Team:ETHZ Basel/Modeling/Light Switch
From 2010.igem.org
Modeling of the light switch
Background
In our biological setup, the relocation of one of the chemotaxis pathway proteins (either CheR, CheB, CheY or CheZ) is achieved by fusing them to a light-sensitive protein LSP1 (either to PhyB or to PIF3), which dimerizes by red light induction with the corresponding LSP2 (PIF3 or PhyB), fused to a spatially dislocated anchor. Since we decided to implement two different models of the chemotaxis pathway (see Sektion Chemotaxis Pathway), modeling all setups implemented in the wet-lab would have resulted in 16 different models:
|{CheR, CheB, CheY, CheZ} × {PhyB, PIF3} × {Model 1, Model 2}|=16.

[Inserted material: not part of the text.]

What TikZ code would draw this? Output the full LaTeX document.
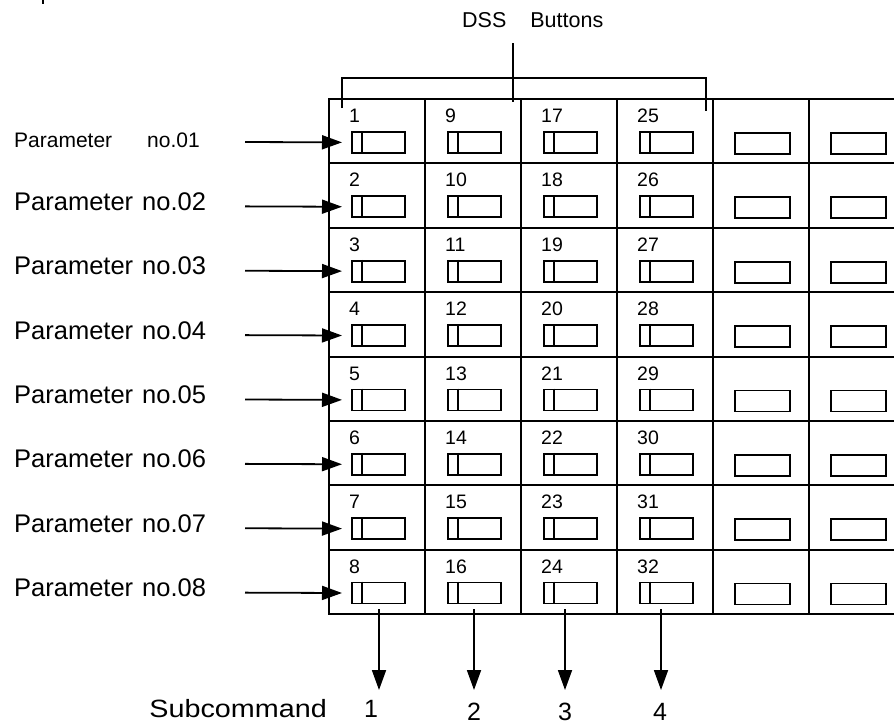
\documentclass[tikz,border=0pt]{standalone}
\usepackage{fontspec}
\setmainfont{Liberation Sans}
\usetikzlibrary{arrows.meta}
\begin{document}
\begin{tikzpicture}[x=1pt,y=-1pt,
  gridline/.style={line width=2pt},
  outerline/.style={line width=2.6pt},
  btn/.style={draw, line width=1.8pt, minimum width=53pt, minimum height=21pt, inner sep=0pt, anchor=north west},
  btnwide/.style={draw, line width=1.8pt, minimum width=55pt, minimum height=21pt, inner sep=0pt, anchor=north west},
  num/.style={font=\fontsize{19.5}{19.5}\selectfont, anchor=base west, inner sep=0pt},
  plabel/.style={font=\fontsize{25.5}{25.5}\selectfont, anchor=base west, inner sep=0pt},
  sub/.style={font=\fontsize{25}{25}\selectfont, anchor=base, inner sep=0pt},
  arr/.style={line width=1.8pt, -{Triangle[length=20pt,width=14pt]}},
  bracket/.style={line width=2pt},
]
\useasboundingbox (0,0) rectangle (894,724);

% fragment at top left
\draw[line width=2pt] (43,0) -- (43,4);

% grid
\foreach \i in {1,...,7} {
  \draw[gridline] (329,{99+64.375*\i}) -- (894,{99+64.375*\i});
}
\foreach \x in {425,521,617,713,809} {
  \draw[gridline] (\x,99) -- (\x,614);
}
\draw[outerline] (894,99) -- (329,99) -- (329,614) -- (894,614);

% numbered buttons (columns 1-4)
\foreach \c in {0,...,3} {
  \foreach \r in {0,...,7} {
    \pgfmathtruncatemacro\n{8*\c+\r+1}
    \node[num] (n\c\r) at ({329+96*\c+20},{99+64.375*\r+23.5}) {\n};
    \node[btn] (b\c\r) at ({329+96*\c+22},{99+64.375*\r+32}) {};
    \draw[line width=1.5pt] ([xshift=11pt]b\c\r.north west) -- ([xshift=11pt]b\c\r.south west);
  }
}
% plain buttons (columns 5-6)
\foreach \c in {4,5} {
  \foreach \r in {0,...,7} {
    \node[btnwide] (b\c\r) at ({329+96*\c+21},{99+64.375*\r+33}) {};
  }
}

% DSS Buttons bracket
\node[font=\fontsize{21.5}{21.5}\selectfont, anchor=base west, inner sep=0pt] (dss) at (462,27) {DSS\hspace{24pt}Buttons};
\coordinate (brtop) at (513,43);
\coordinate (brbot) at (513,102);
\coordinate (brl) at (342,108);
\coordinate (brr) at (706,111);
\draw[bracket] (brl) -- (brl |- 0,78) -- (brr |- 0,78) -- (brr);
\draw[bracket] (brtop) -- (brbot);

% parameter labels and arrows
\node[font=\fontsize{21}{21}\selectfont, anchor=base west, inner sep=0pt] (p0) at (14,147) {Parameter\hspace{35pt}no.01};
\foreach \r in {1,...,7} {
  \pgfmathtruncatemacro\k{\r+1}
  \node[plabel] (p\r) at (14,{99+64.375*\r+47}) {Parameter\hspace{9pt}no.0\k};
}
\foreach \r in {0,...,7} {
  \coordinate (s\r) at (245,{99+64.375*\r+43});
  \draw[arr, shorten >=9pt] (s\r) -- (b0\r.west);
}

% subcommand arrows
\coordinate (e0) at (379,690);
\coordinate (e1) at (474,690);
\coordinate (e2) at (565,690);
\coordinate (e3) at (661,690);
\foreach \c in {0,...,3} {
  \draw[arr] (e\c |- b\c7.south) ++(0,5) -- (e\c);
}
\node[sub, anchor=base east] (subc) at (327,717) {\scalebox{1.15}[1]{Subcommand}};
\node[sub] (m1) at (371,717) {1};
\node[sub] (m2) at (474,720) {2};
\node[sub] (m3) at (565,720) {3};
\node[sub] (m4) at (660,720) {4};
\end{tikzpicture}
\end{document}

Inspired by the modular approach used as the Cloning Strategy in the wet-lab, we decided to decrease the combinatorial explosion by also applying a novel modular approach. Not only did this approach reduce the amount of models by a factor of four, it also allowed to widely separate the differential equations of the chemotaxis pathway from those of the light-induced localization system by simultaneously decreasing redundancies and thus decreasing the danger of slip of the pens. The underlying mathematical model for the light-induced relocation was completely developed by us (for a short discussion of the recently by Sorokina et al. published light-induced relocation system and why we did not use it, see here) as well as - to our knowledge - the approach to couple this model to models of the chemotaxis pathway.